Der 7.Senat bestätigte zunächst die höchstgerichtlichen Vorentscheidungen, dass es bei der Beurteilung der Unbenutzbarkeit auf die Erfüllung des vertraglichen Geschäftszwecks ankommt (3 Ob 184/21m; 8 Ob 131/21d, 3 Ob 209/21p). Das Gesetz stelle dabei nicht auf eine vollständige oder teilweise Unbrauchbarkeit des Bestandobjekts durch eine Einwirkung auf dieses selbst (zB Verseuchung mit Krankheitserregern), sondern auf eine (hier) pandemiebedingte, gemessen am Vertragszweck objektive (vollständige oder teilweise) Unbenutzbarkeit ab. Ist der bedungene Gebrauch des Bestandobjekts durch Kundenverkehr gekennzeichnet, so führe ein Betretungsverbot aus Anlass der COVID-19-Pandemie zur gänzlichen Unbenutzbarkeit des Bestandobjekts iSd § 1104 ABGB. Ist die vertragsgemäße charakteristische Nutzung hingegen nur eingeschränkt, so komme es gem § 1105 ABGB zu einer Mietzinsminderung im Umfang der Gebrauchsbeeinträchtigung nach der relativen Berechnungsmethode (3 Ob 184/21m mwN).

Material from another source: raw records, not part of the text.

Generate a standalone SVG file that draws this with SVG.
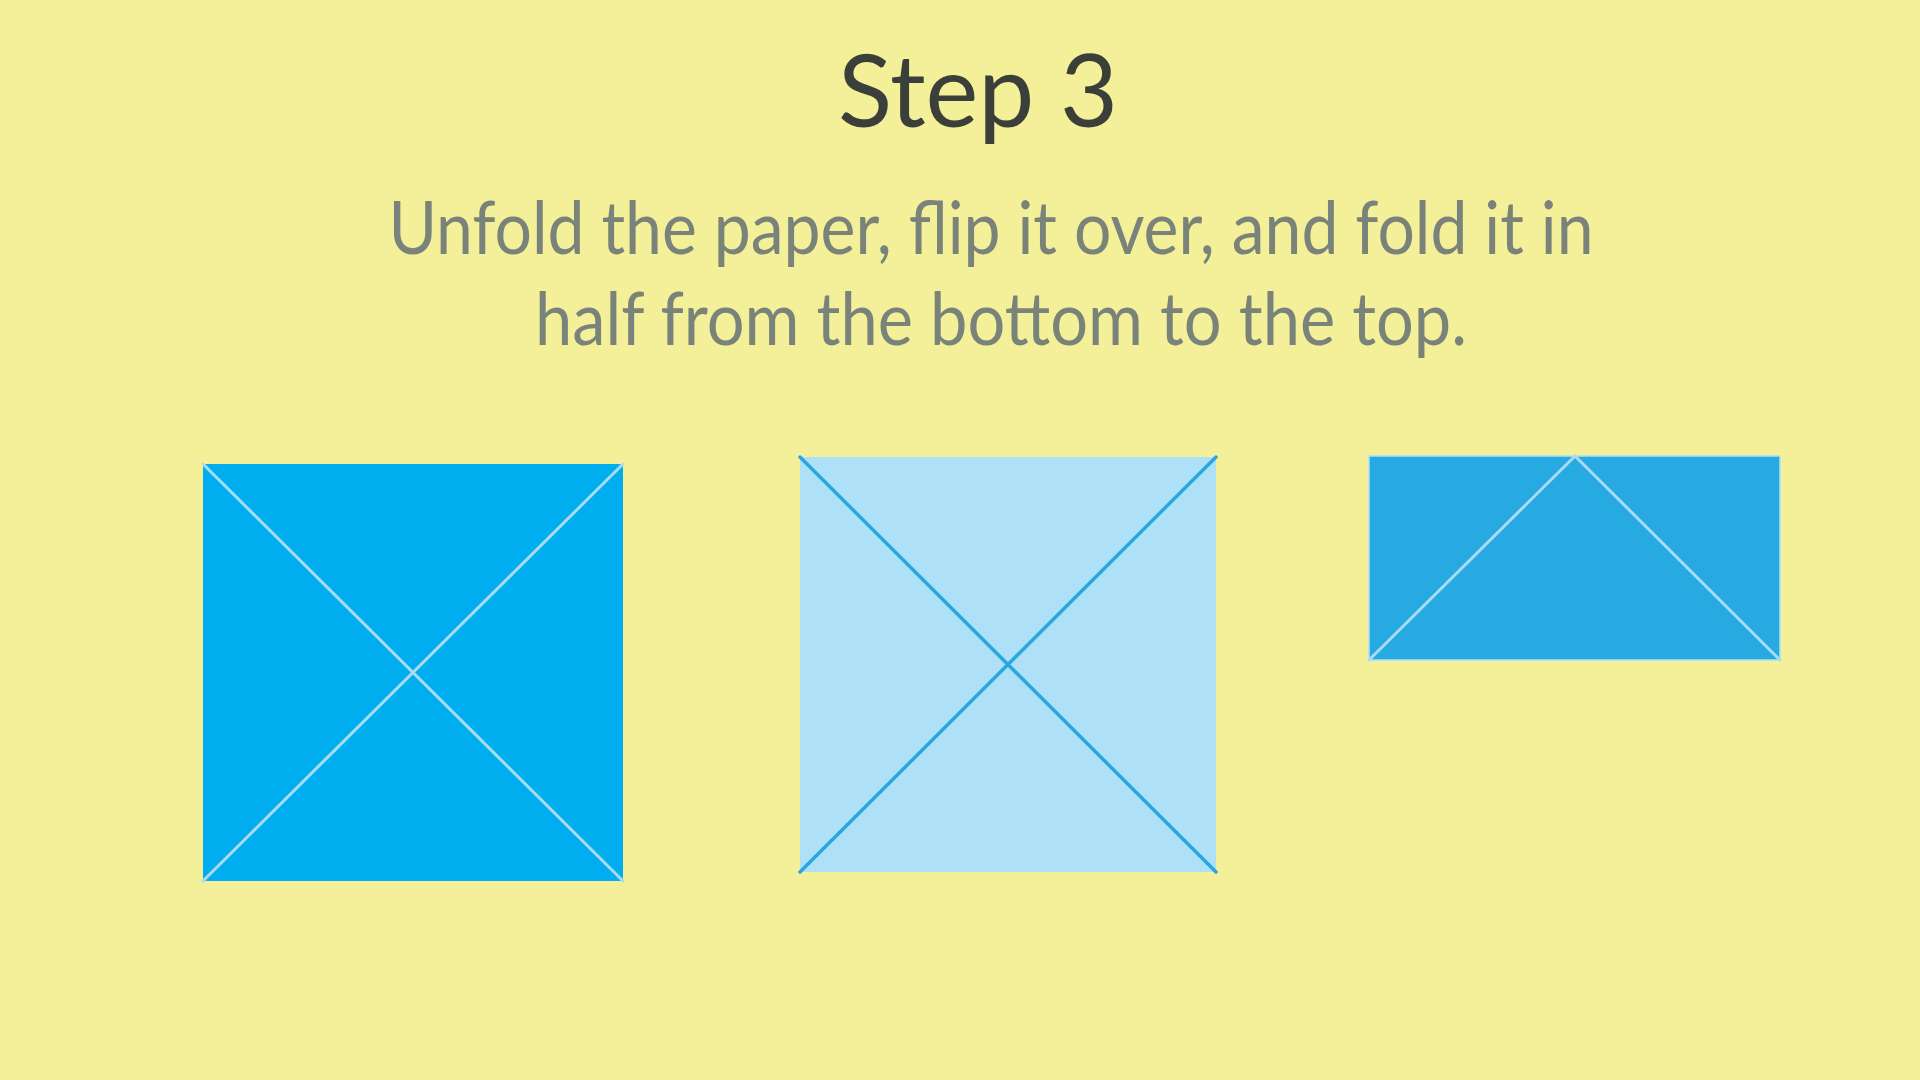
<svg xmlns="http://www.w3.org/2000/svg" width="1920" height="1080" viewBox="0 0 1920 1080">
<style>
.title{font-family:Lato,"Noto Sans",sans-serif;font-size:100px;fill:#3a3f3a;text-anchor:middle}
.sub{font-family:Lato,"Noto Sans",sans-serif;font-size:74px;fill:#7a837a;text-anchor:middle}
.light{stroke:#a9dcf4;stroke-width:3;stroke-linecap:round;fill:none}
.dark{stroke:#27a8e0;stroke-width:3.5;stroke-linecap:round;fill:none}
</style>
<rect width="1920" height="1080" fill="#f4f09a"/>
<g id="title"><text class="title" x="978" y="127">Step 3</text></g>
<g id="instructions">
<text class="sub" x="991" y="254" textLength="1205" lengthAdjust="spacingAndGlyphs">Unfold the paper, flip it over, and fold it in</text>
<text class="sub" x="1001" y="345" textLength="932" lengthAdjust="spacingAndGlyphs">half from the bottom to the top.</text>
</g>
<g id="paper-front">
<rect x="203" y="464" width="420" height="417" fill="#00aeef"/>
<line class="light" x1="203" y1="464" x2="623" y2="881"/>
<line class="light" x1="623" y1="464" x2="203" y2="881"/>
</g>
<g id="paper-flipped">
<rect x="800" y="457" width="416" height="415" fill="#aee1f7"/>
<line class="dark" x1="800" y1="457" x2="1216" y2="872"/>
<line class="dark" x1="1216" y1="457" x2="800" y2="872"/>
</g>
<g id="paper-folded">
<rect x="1369" y="456" width="411" height="204" fill="#27aae1" stroke="#aee1f7" stroke-width="1.5"/>
<polyline class="light" points="1369,660 1575,456 1780,660"/>
</g>
<g id="connectors"></g>
</svg>
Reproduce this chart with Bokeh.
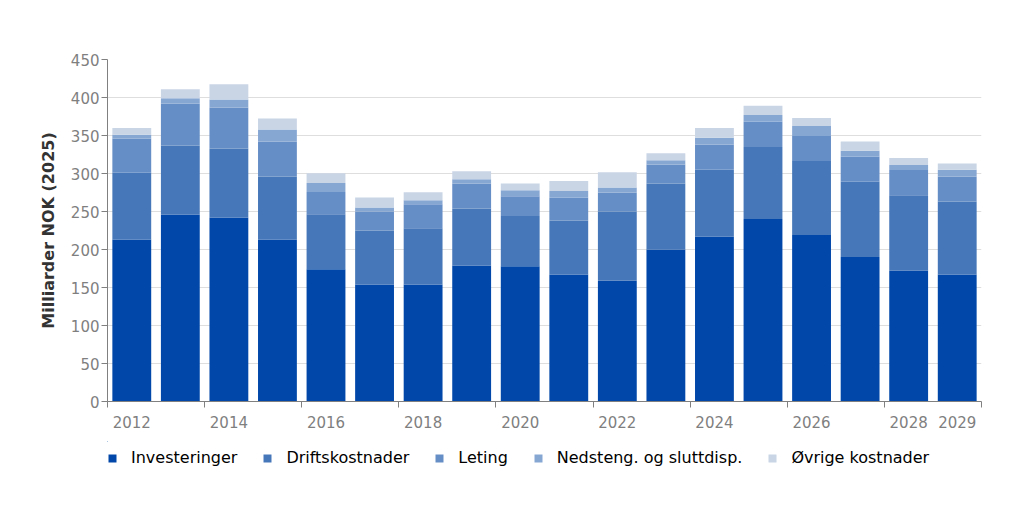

Für Rechtsanwaltskanzleien bestand jedoch zu keiner Zeit ein Betretungsverbot aus Anlass der COVID-19-Pandemie (vgl § 2 Z 15 der Verordnung des Bundesministers für Soziales, Gesundheit, Pflege und Konsumentenschutz, BGBl Ⅱ 2020/96, („Schließungsverordnung“), verlängert durch die beiden Verordnungen BGBl Ⅱ 2020/110 und BGBl Ⅱ 2020/151).
Der 7.Senat verneinte den Anspruch auf Mietzinsminderung und begründete dies wie folgt:
Nicht zu beurteilen war, ob eine weitgehende Schließung der Kanzlei zur Verringerung der Ansteckungsgefahr mit COVID-19 oder aufgrund dringlicher behördlicher Empfehlungen („Schutz vulnerablen Gruppen“) oder behördlicher Maßnahmen (zB Abstandsregel) eine Mietzinsminderung rechtfertigen könnte, da dies von der Mieterin nicht vorgebracht wurde. Ebenso war nicht zu entscheiden, ob Umsatzeinbußen des Geschäftsraummieters, die sämtliche Unternehmer der gesamten Branche allgemein und insgesamt treffen, zu einer Mietzinsminderung berechtigen, da die Mieterin im vorliegenden Fall die Umsatzeinbußen mit ihrer spezifischen Tätigkeit als Wirtschaftsanwältin und ihrer konkreten Mandantenstruktur begründet hatte. Der 7.Senat verwies diesbezüglich jedoch auf die ablehnende Rsp des 3.Senates (3 Ob 209/21p).